Stiftung Tierärztliche Hochschule Hannover (TiHo)

Radiographic features of equine vertebral neoplasia

Introduction / Purpose: Neoplasia involving the equine skeletal system is uncommon, with a prevalence of less than 1.5%. There are a few single published case reports describing vertebral tumours in horses. The aim of this study is to describe the radiographic features of equine vertebral neoplasia. Methods: A multicentre retrospective search of horses with histologically confirmed vertebral neoplasia and available radiographs of the area was performed.
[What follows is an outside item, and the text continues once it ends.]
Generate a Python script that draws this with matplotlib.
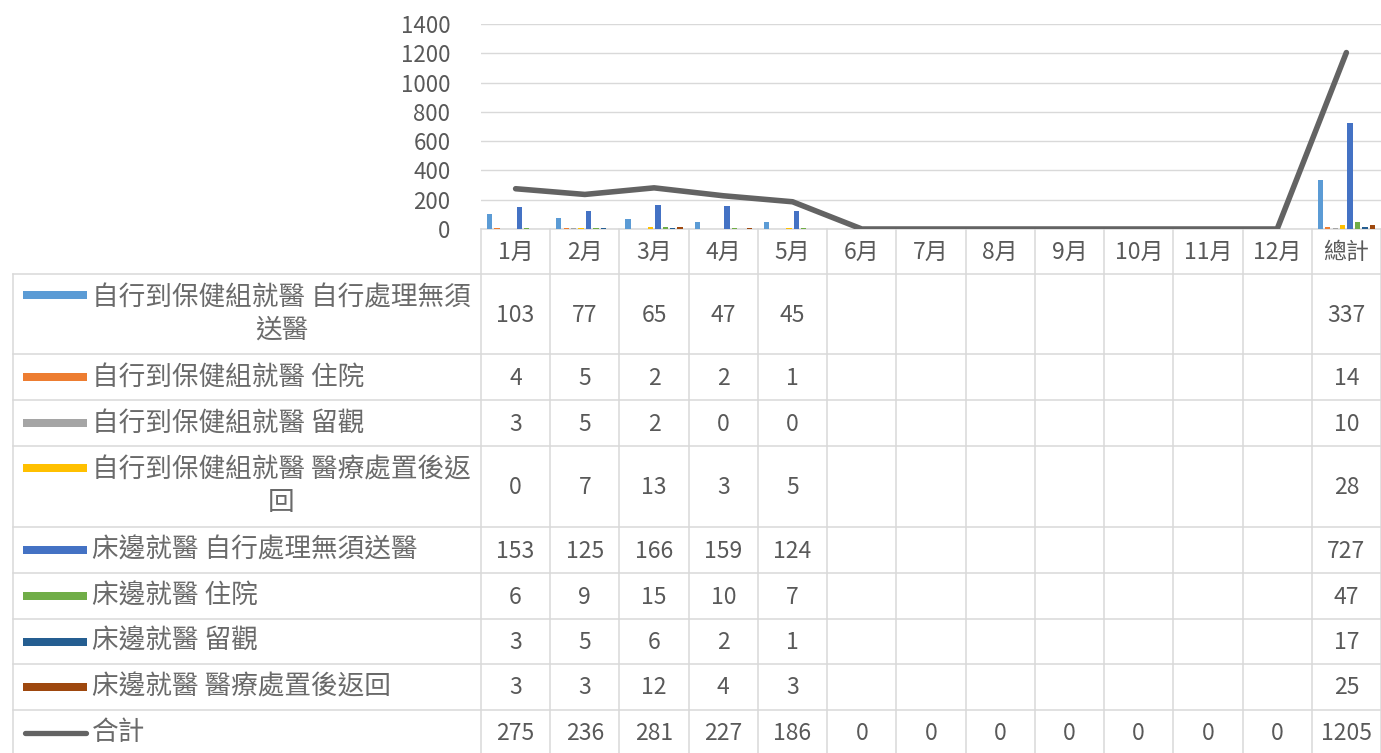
import matplotlib
matplotlib.use("Agg")
import matplotlib.pyplot as plt
import numpy as np

plt.rcParams['font.family'] = ['Noto Sans CJK TC', 'DejaVu Sans']

categories = ["1月", "2月", "3月", "4月", "5月", "6月", "7月", "8月", "9月", "10月", "11月", "12月", "總計"]

series_names = [
    "自行到保健組就醫 自行處理無須\n送醫",
    "自行到保健組就醫 住院",
    "自行到保健組就醫 留觀",
    "自行到保健組就醫 醫療處置後返\n回",
    "床邊就醫 自行處理無須送醫",
    "床邊就醫 住院",
    "床邊就醫 留觀",
    "床邊就醫 醫療處置後返回",
]
s1 = [103, 77, 65, 47, 45, None, None, None, None, None, None, None, 337]
s2 = [4, 5, 2, 2, 1, None, None, None, None, None, None, None, 14]
s3 = [3, 5, 2, 0, 0, None, None, None, None, None, None, None, 10]
s4 = [0, 7, 13, 3, 5, None, None, None, None, None, None, None, 28]
s5 = [153, 125, 166, 159, 124, None, None, None, None, None, None, None, 727]
s6 = [6, 9, 15, 10, 7, None, None, None, None, None, None, None, 47]
s7 = [3, 5, 6, 2, 1, None, None, None, None, None, None, None, 17]
s8 = [3, 3, 12, 4, 3, None, None, None, None, None, None, None, 25]
total_name = "合計"
total = [275, 236, 281, 227, 186, 0, 0, 0, 0, 0, 0, 0, 1205]

bar_series = [s1, s2, s3, s4, s5, s6, s7, s8]
colors = ["#5B9BD5", "#ED7D31", "#A5A5A5", "#FFC000", "#4472C4", "#70AD47", "#255E91", "#9E480E"]
line_color = "#636363"
text_color = "#595959"
label_color = "#6A6A6A"
grid_color = "#D9D9D9"

W, H = 1381, 753
fig = plt.figure(figsize=(W / 100, H / 100), dpi=100)

# layout (pixels)
X0, X1 = 481, 1381
Y_top, Y_zero = 24, 229
CW = (X1 - X0) / len(categories)

# table overlay axes in pixel coords
tab = fig.add_axes([0, 0, 1, 1])
tab.set_xlim(0, W)
tab.set_ylim(H, 0)
tab.axis('off')

# main chart axes
ax = fig.add_axes([X0 / W, 1 - Y_zero / H, (X1 - X0) / W, (Y_zero - Y_top) / H])
ax.patch.set_alpha(0)
n = len(categories)
x = np.arange(n)
slot = 0.1077
bw = 0.078
for i, (vals, c) in enumerate(zip(bar_series, colors)):
    v = np.array([np.nan if a is None else a for a in vals], dtype=float)
    ax.bar(x + (i - 3.5) * slot, v, width=bw, color=c, zorder=3)
ax.plot(x, total, color=line_color, lw=4.0, zorder=4, solid_capstyle='round', solid_joinstyle='round')
ax.set_xlim(-0.5, n - 0.5)
ax.set_ylim(0, 1400)
ax.set_yticks(np.arange(0, 1401, 200))
ax.set_yticklabels([str(v) for v in range(0, 1401, 200)])
ax.tick_params(axis='y', length=0, pad=22, labelsize=16, labelcolor=text_color)
ax.set_xticks([])
ax.grid(axis='y', color=grid_color, lw=1.0, zorder=0)
for s in ax.spines.values():
    s.set_visible(False)

# table rows (pixel boundaries)
row_bounds = [229, 274, 354, 400, 446, 527, 573, 619, 664, 710, 756]
LX = 13
lc = grid_color
lw = 1.1
# horizontal lines
tab.plot([X0, X1], [row_bounds[0], row_bounds[0]], color=lc, lw=lw)
for yb in row_bounds[1:]:
    tab.plot([LX, X1], [yb, yb], color=lc, lw=lw)
# vertical lines
for i in range(n + 1):
    xv = X0 + i * CW
    tab.plot([xv, xv], [row_bounds[0], row_bounds[-1]], color=lc, lw=lw)
tab.plot([LX, LX], [row_bounds[1], row_bounds[-1]], color=lc, lw=lw)

num_fs = 16.5
lab_fs = 19.2
# header
for i, cname in enumerate(categories):
    tab.text(X0 + (i + 0.5) * CW, (row_bounds[0] + row_bounds[1]) / 2 + 1, cname,
             ha='center', va='center', fontsize=num_fs, color=text_color)

all_rows = bar_series + [total]
all_names = series_names + [total_name]
for r, (vals, name) in enumerate(zip(all_rows, all_names)):
    yc = (row_bounds[r + 1] + row_bounds[r + 2]) / 2
    # legend key
    if r < len(bar_series):
        off = 19 if '\n' in name else 0
        tab.add_patch(plt.Rectangle((23, yc - 4 - off), 64, 8, color=colors[r], lw=0))
    else:
        tab.plot([25, 86], [yc, yc], color=line_color, lw=3.8, solid_capstyle='round')
    tab.text(92, yc, name, ha='left', va='center', multialignment='center',
             fontsize=lab_fs, color=label_color, linespacing=1.25)
    for i, v in enumerate(vals):
        if v is None:
            continue
        tab.text(X0 + (i + 0.5) * CW, yc + 1, str(v), ha='center', va='center',
                 fontsize=num_fs, color=text_color)

fig.savefig("out.png", dpi=100)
Radiographs were reviewed by two observers simultaneously and multiple radiographic features for each case were recorded (location, number of lesions, type of osseous changes, soft tissue involvement). Results: Eleven horses met the inclusion criteria. Final diagnoses included haemangiosarcoma (n=4), spindle cell sarcoma (n=2), osteosarcoma (n=2), undifferentiated sarcoma (n=2) and adenocarcinoma (n=1). Ataxia and stiffness were the most common clinical signs. Lesions were mainly identified in the cervical spine (10/11), with the ventral vertebral compartment being the most common location. A definitive radiographic pattern was not established, but all lesions were osteolytic with an osteoproliferative component in 7 out of 11. Polyostotic lesions and pathological fractures were identified in 3 and 4 horses, respectively. Horses with haemangiosarcoma had multiple lesions in other sites on necropsy. Discussion / Conclusion: Although neoplasia is an extremely rare disorder of the equine spine, it should be considered as a differential diagnosis when monostotic or polyostotic aggressive lesions are identified, especially affecting the ventral compartment and/or the cervical region. In horses with haemangiosarcoma, the most common type of neoplasia in this study, a thorough exam is recommended in order to identify additional lesions.